Now, when inserting numbers into (10), say S=1m, I get that the longer it takes to drive that 1m, the faster the speed. That doesn't make sense! The same thing happens when inserting numbers in (11).

2. Mar 12, 2016

### Staff: Mentor

I doesn't look like homework, but it is still homework-like, so the homework forum is probably better.

Your acceleration is not constant, the approach you tried requires a constant acceleration.

The power the cludge can transmit depends a lot on speed, I don't think the assumption of a constant power is useful. Anyway, if you want to follow that:
Constant power needs a differential equation to be solved.
To lift the boat at a given speed v, you need a power of M1*g*v*sin(10°). The remaining power is used to accelerate both boat and car: a*(M1+M2)=P-M1*g*v*sin(10°)
Acceleration is the derivative of velocity, so we get a differential equation:
$$\frac {dv}{dt} = \frac{P}{M_1+M_2} - \frac{M_1 g v \sin(10°) }{M_1+M_2}$$
Introducing new variables b=P/(M1+M2) and c=(M1+M2)/(M1*g*sin(10°)) this equation can be written as
$$\frac {dv}{dt} = b - \frac{v}{c}$$
which can be solved by $$v(t)=bc(1-\exp(-t/c))$$
With the known velocity, you can find the time needed to travel 1 meter, and therefore the speed at that point.

Last edited: Mar 12, 2016
3. Mar 12, 2016

### haruspex

There could be a problem with your plan. The boat has to be deep enough in the water to float, right? If the trailer is on this levelling ramp, the car will have to move further into the water. Does the geometry work out?
Another option would be a short bungee rope, so the car can get a bit of a speed up before taking the full weight. Could combine this with blocks under the water to stop the trailer going deeper in consequence of the rope and ensure the rope goes slack. However, the rope would give less control over the trailer's line as you go up and down the ramp.

4. Mar 12, 2016

### petterg

Thanks MFB. I'll be 40 soon. It's about time I start doing some homework ;)

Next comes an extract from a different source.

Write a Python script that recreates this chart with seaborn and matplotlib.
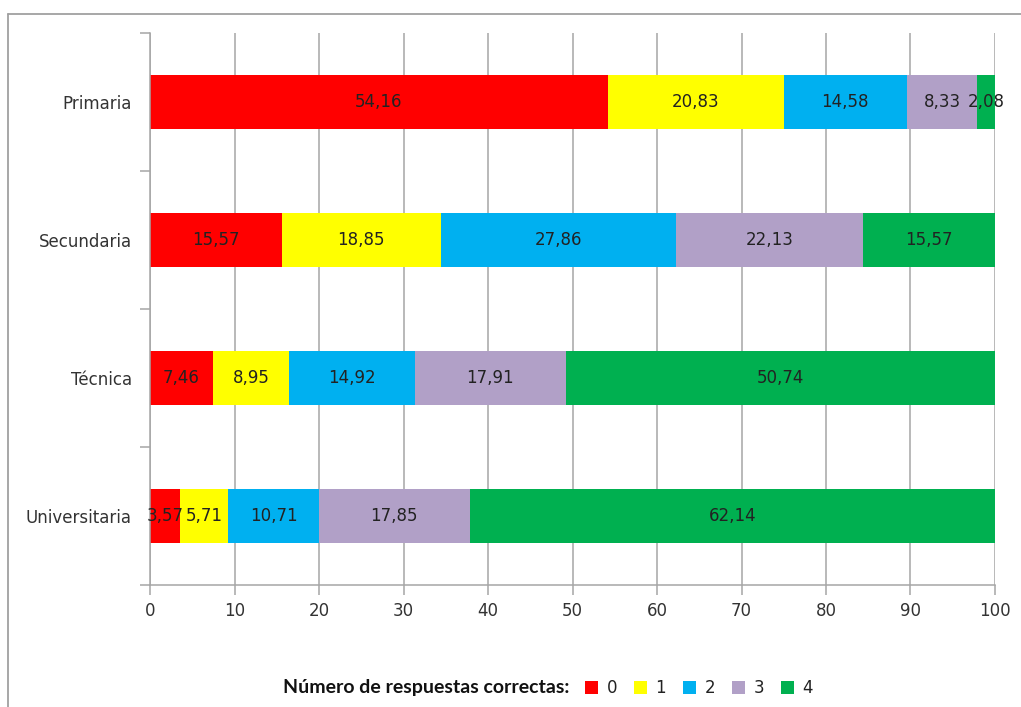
import matplotlib
matplotlib.use("Agg")
import matplotlib.pyplot as plt
from matplotlib.lines import Line2D
from matplotlib.patches import Patch
import numpy as np
import pandas as pd
import seaborn as sns

categories = ["Primaria", "Secundaria", "Técnica", "Universitaria"]
series_names = ["0", "1", "2", "3", "4"]
v0 = [54.16, 15.57, 7.46, 3.57]
v1 = [20.83, 18.85, 8.95, 5.71]
v2 = [14.58, 27.86, 14.92, 10.71]
v3 = [8.33, 22.13, 17.91, 17.85]
v4 = [2.08, 15.57, 50.74, 62.14]
colors = ["#FF0000", "#FFFF00", "#00B0F0", "#B1A0C7", "#00B050"]
xticks = [0, 10, 20, 30, 40, 50, 60, 70, 80, 90, 100]
legend_title = "Número de respuestas correctas:"

sns.set_theme(style="white")
plt.rcParams["font.family"] = ["DejaVu Sans"]

FS = 12

series = [v0, v1, v2, v3, v4]
vals = np.array(series)
cum = np.cumsum(vals, axis=0)

fig = plt.figure(figsize=(10.21, 7.07), dpi=100)
ax = fig.add_axes([150 / 1021, 1 - 585 / 707, 845 / 1021, 552 / 707])

grid_c = "#A6A6A6"
for x in xticks:
    ax.axvline(x, color=grid_c, lw=1.1, zorder=0)

# draw cumulative bars from the largest back to smallest (stacking)
for i in range(len(series) - 1, -1, -1):
    df = pd.DataFrame({"cat": categories, "val": cum[i]})
    sns.barplot(data=df, x="val", y="cat", orient="h", color=colors[i],
                width=0.39, saturation=1, ax=ax, zorder=2, linewidth=0)

# value labels
for i in range(len(series)):
    for j, c in enumerate(categories):
        start = cum[i][j] - vals[i][j]
        mid = start + vals[i][j] / 2
        ax.text(mid, j, f"{vals[i][j]:.2f}".replace(".", ","), ha="center", va="center",
                fontsize=FS, color="#222222", zorder=5)

ax.set_xlim(0, 100)
ax.set_ylim(3.5, -0.5)
ax.set_xticks(xticks)
ax.set_xticklabels([str(x) for x in xticks], fontsize=FS, color="#333333")
ax.set_yticks(range(len(categories)))
ax.set_yticklabels(categories, fontsize=FS, color="#333333")
ax.set_yticks(np.arange(-0.5, len(categories), 1.0), minor=True)
ax.tick_params(axis="y", which="major", length=0, pad=13)
ax.tick_params(axis="y", which="minor", length=7, color=grid_c, width=1.1, left=True)
ax.tick_params(axis="x", length=7, color=grid_c, width=1.1, bottom=True, pad=5)
ax.set_xlabel("")
ax.set_ylabel("")
for s in ["top", "right"]:
    ax.spines[s].set_visible(False)
for s in ["left", "bottom"]:
    ax.spines[s].set_color(grid_c)
    ax.spines[s].set_linewidth(1.1)

# legend
handles = [Patch(facecolor=c, edgecolor="none") for c in colors]
fig.legend(handles, series_names, loc="center left", bbox_to_anchor=(570 / 1021, 1 - 688 / 707),
           ncol=5, frameon=False, fontsize=FS,
           handlelength=0.8, handleheight=0.8,
           handletextpad=0.5, columnspacing=1.0, labelcolor="#222222")
fig.text(569 / 1021, 1 - 688 / 707, legend_title, ha="right", va="center",
         fontsize=14, fontweight="bold", family=["Lato", "DejaVu Sans"], color="#111111")

# outer frame
fig.add_artist(Line2D([8 / 1021, 1.0], [1 - 14 / 707, 1 - 14 / 707], color="#A0A0A0", lw=1.3))
fig.add_artist(Line2D([8 / 1021, 8 / 1021], [0.0, 1 - 14 / 707], color="#A0A0A0", lw=1.3))

fig.savefig("out.png", dpi=100)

I'm aware a constant power is a major approximation. However, for the short distance in this calculation I hope it's not changing very much. I'm hoping building ramps like this will allow for the clutch to be fully engaged before the trailer wheels leave the ramps, hence be able to transfer more power when the full weight of boat starts to lift.

Your approach is way easier than my attempt. I like the idea of subtracting the power needed to lift the car from the total. I had to read up on differential equations to understand how you did it. However the solution V(t)=bc−exp−t/c doesn't behave like I'd expect when inserting numbers. I assume there's a need to add a constant to make V(0)=0. That constant has to be -bc+1, which makes the solution become V(t) = 1 - exp(-t/c).
Putting it all into an spread sheet calculating V and S for t in steps of 0.1s then show that after 2 seconds the speed is 0.877m/s and the traveled distance is 1.16m. That sounds reasonable. But if I change the weight of the car, i.e make it 600kg lighter, the acceleration is slower, only 0.818m/s and traveled 1.03m at the 2second mark.
Also, the speed after infinite time is 1m/s. Somewhere there must be an error.

@haruspex
Geometry works out - actually improves. This is salt water where trailer hubs/breaks has to be kept above waterline. There's a winch to pull the boat onto the trailer.

5. Mar 12, 2016

### Staff: Mentor

Should have been bc(1-exp(-t/c)), sorry.
The speed after infinite time is just given by the power needed on the incline, P/(M1*g*sin(10°)).

6. Mar 13, 2016

### petterg

Thanks. That changed things significantly. Changes in weight behaves as expected. Still there must be something wrong, cause it says the car will drive at 19.3m/s at the 2 second mark, with a top speed just above 22m/s. It reaches 50% of top speed at t=0.7s. In case my assumption of the power transferred is way off, I tried to set it at 1/6 of original. That makes the values of V look more reasonable, but it still reaches 50% of top speed at t=0.7s, which I don't believe is right. Is that just a sign that power really is very far from constant?

7. Mar 13, 2016

### Staff: Mentor

60 kW nearly at rest gives a huge acceleration. You get out what you plug in.

Real cars at that speed are limited by motor torque - their power will be proportional to the speed of the car, leading to a (nearly) constant acceleration.

8. Mar 13, 2016

### petterg

Thanks. I was learned more than expected from this. Guess I'll just have to make some ramps and see how it goes.